Особое сочетание германских и галло–романских элементов в населении северной Франции обусловило болезненный, но верный путь к слиянию и объединению сил нации и позволило ей достичь высот скромных, но достаточных, чтобы вызвать симпатию двух других центров европейской цивилизации. То, чего не было у Германии и что было в избытке в Италии, Франция имела в ограниченной мере; с другой стороны, черты, унаследованные от тевтонской природы, весьма ослабленные во французской нации, восхищали жителей Юга, которые их наверняка бы не приняли, если бы они были более полными. Такая умеренность вызвала большое уважение к французскому языку и у северных, и у южных народов XII и XIII вв.: как в Кельне, так и в Милане. Пока миннезингеры переводили наши романы и поэмы, Брунетто Латини, учитель Данте, писал по–французски, так же как и редакторы мемуаров венецианца Марко Поло. Они считали, что только наш язык способен распространить по всей Европе новые знания. В это время парижские школы привлекали к себе ученых людей и пытливые умы со всех стран. Таким образом, феодальная эпоха стала для Франции, находящейся за Сеной, эпохой славы и морального величия, которых не может затмить этнический беспорядок.
Но расширение королевства первых Валуа на юг, усиливая роль галло–романского элемента, привело в XIV в. к большой войне, которая в тени английских войн была снова развязана против германизированных элементов [417]
. Феодальные законы все больше ужесточали контроль королевской власти над землевладельцами и уменьшали их права, т. е. страна все больше «романизировалась». Общественные нравы, развиваясь в том же направлении, в конечном счете, нанесли сокрушительный удар по рыцарству, использовав в качестве оружия идеи, которые сами рыцари раньше проповедовали в отношении чести.Понятие чести существовало у арийских народов, а у англичан и даже у немцев оно трансформировалось в теорию обязанности, которая хорошо согласовывалась с достоинством свободного воина. Очевидно, под словом «честь» и благородный гражданин империи, и лавочник эпохи Тюдоров понимали высокую обязанность оберегать свои личные интересы от посягательств сверху. И речь не шла об обязанности приносить их в жертву кому бы то ни было. Напротив, французский дворянин сознавал, что строгие правила чести заставляют его жертвовать всем ради короля: своим имуществом, своей свободой, своими близкими и даже жизнью. Для него в такой абсолютной преданности заключался идеал благородства, а поскольку он был благородного происхождения, он достойно воспринимал любые действия власти. Эта доктрина, как и все доктрины, возведенные в абсолют, конечно, не была лишена красоты и величия. Ее украшала высшая храбрость, которая, впрочем, была чем‑то вроде германского налета на имперских идеях. Ее источник можно найти в семитских понятиях, и, приняв ее, французская знать вынуждена была оказаться в положении, близком к рабству.

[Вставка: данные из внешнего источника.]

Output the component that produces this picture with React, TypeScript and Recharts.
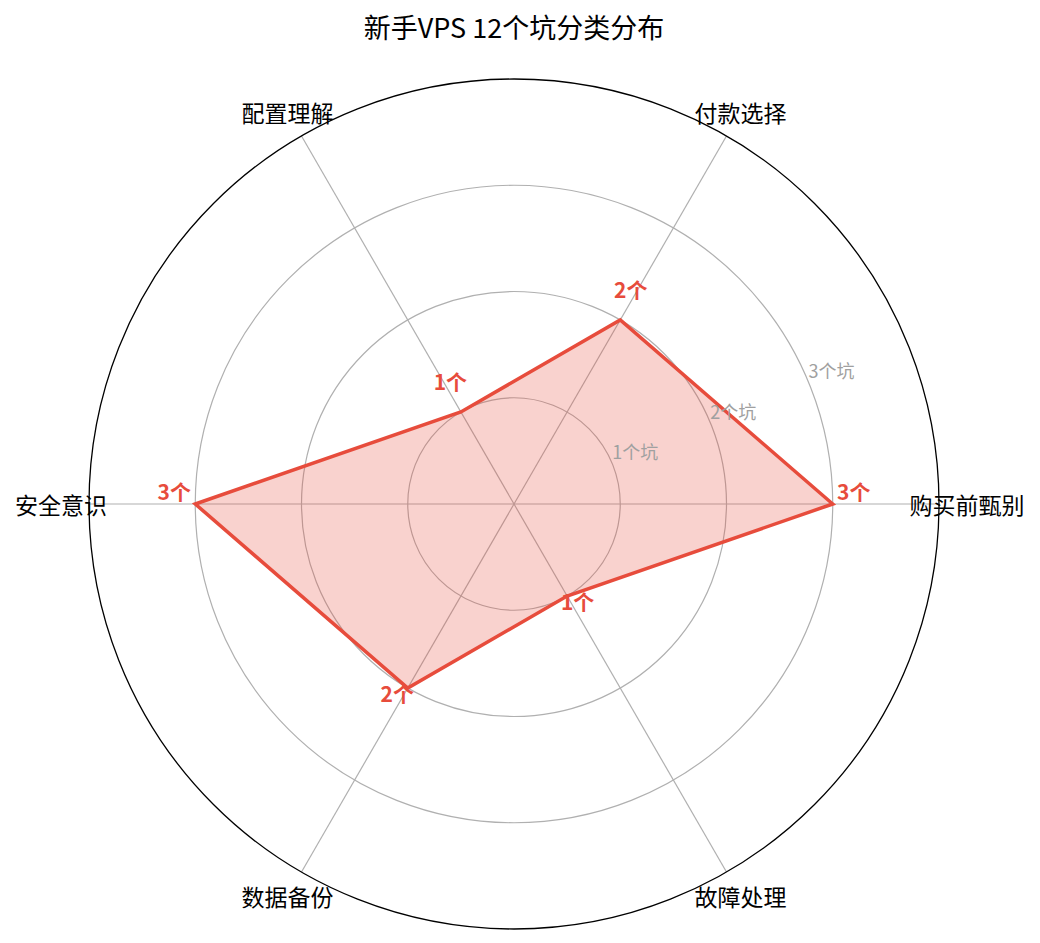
import React from 'react';
import { RadarChart, Radar, PolarGrid, PolarAngleAxis, PolarRadiusAxis } from 'recharts';

document.body.style.margin = '0';

// counter-clockwise from east, as in the reference
const categories = ['购买前甄别', '付款选择', '配置理解', '安全意识', '数据备份', '故障处理'];
const pitCounts = [3, 2, 1, 3, 2, 1];
const radiusTicks = [1, 2, 3];
const radiusTickLabels = ['1个坑', '2个坑', '3个坑'];

// recharts goes clockwise, so feed first item then the rest reversed
const order = [0, 5, 4, 3, 2, 1];
const data = order.map((i) => ({ name: categories[i], count: pitCounts[i] }));

const W = 1040;
const H = 943;
const CX = 514;
const CY = 504;
const OUTER = 425;
const RED = '#e74c3c';
const FONT = '"Noto Sans CJK SC", "Noto Sans", sans-serif';

function AngleTick(props: any) {
  const { x, y, payload } = props;
  return (
    <text x={x} y={y} textAnchor="middle" dominantBaseline="central" fontSize={23} fontFamily={FONT} fill="#000">
      {payload.value}
    </text>
  );
}

function RadiusTick(props: any) {
  const { x, y, payload } = props;
  const idx = radiusTicks.indexOf(payload.value);
  return (
    <text x={x} y={y - 4} textAnchor="start" fontSize={18} fontFamily={FONT} fill="#a0a0a0">
      {radiusTickLabels[idx] ?? ''}
    </text>
  );
}

function ValueLabel(props: any) {
  const { cx, cy, index } = props;
  const dx = cx - CX;
  const dy = cy - CY;
  const len = Math.sqrt(dx * dx + dy * dy) || 1;
  const off = 21;
  const lx = cx + (dx / len) * off;
  const ly = cy + (dy / len) * off;
  return (
    <text key={`lbl-${index}`} x={lx} y={ly - 4} textAnchor="middle" fontSize={21} fontWeight="bold" fontFamily={FONT} fill={RED}>
      {`${data[index].count}个`}
    </text>
  );
}

export default function App() {
  return (
    <div style={{ position: 'relative', width: W, height: H, background: '#fff' }}>
      <div
        style={{
          position: 'absolute',
          top: 8,
          left: 0,
          width: W - 12,
          textAlign: 'center',
          fontFamily: FONT,
          fontSize: 27,
          color: '#000',
          lineHeight: '38px',
        }}
      >
        新手VPS 12个坑分类分布
      </div>
      <RadarChart
        width={W}
        height={H}
        data={data}
        cx={CX}
        cy={CY}
        outerRadius={OUTER}
        startAngle={0}
        endAngle={-360}
        margin={{ top: 0, right: 0, bottom: 0, left: 0 }}
      >
        <PolarGrid gridType="circle" stroke="#b0b0b0" strokeWidth={1.2} />
        <PolarAngleAxis
          dataKey="name"
          tick={<AngleTick />}
          tickLine={false}
          tickSize={28}
          axisLineType="circle"
          axisLine={{ stroke: '#000', strokeWidth: 1.3 }}
        />
        <PolarRadiusAxis
          angle={22.5}
          domain={[0, 4]}
          ticks={radiusTicks}
          tick={<RadiusTick />}
          axisLine={false}
          tickLine={false}
        />
        <Radar
          dataKey="count"
          stroke={RED}
          strokeWidth={3.5}
          strokeLinejoin="miter"
          fill={RED}
          fillOpacity={0.25}
          dot={ValueLabel}
          isAnimationActive={false}
        />
      </RadarChart>
    </div>
  );
}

Общественное мнение не давало ей выбора. Королевская власть, чиновники, буржуазия, народ идеалом благородного человека считали следование понятиям чести, которое они формировали; так землевладелец–воин перестал быть основой государства. Правда, он еще оставался его опорой, но все шло к тому, чтобы сделать из него только декоративный элемент.
Излишне добавлять, что если население допустило такую деградацию, значит, его кровь уже не была такой чистой, чтобы оно могло сопротивляться [418]
. В тех областях, где находились основные поселения франков, рыцари сопротивлялись дольше, а за Луарой, где франков не было, царила покорность. Со временем, к концу XV в., романский дух стал доминировать.Возврат старых социальных элементов носил массовый характер. Европа перестраивалась в соответствии с новым порядком, отвечающим романскому духу.
Южная и центральная Италия находилась примерно на том же уровне, что пришедшая в упадок Ломбардия. Прежние отношения Ломбардии со Швейцарией и Галлией значительно ослабли: Швейцария больше тяготела к рейнской Германии, а южная Галлия — к срединным провинциям. Связующим звеном в данном случае служил, конечно, романский элемент, но в нем преобладала кельтская основа. Если бы в этих обстоятельетвах сыграла роль семитизированная часть, тогда Швейцария и южная Галлия еще сильнее укрепили бы прежние связи с Италией, а не наоборот.
Вся Германия под кельтским влиянием, напротив, лучше осознала свои интересы. Романо–галльский элемент без труда сочетался со славянскими принципами. Скандинавские страны стали более внимательно присматриваться к стране, которая стремилась завязать с ними этнические отношения, лишенные германского налета. В эпоху всеобщего сближения рейнские земли потеряли свое превосходство, и это было неизбежно, потому что верх одержала галльская природа.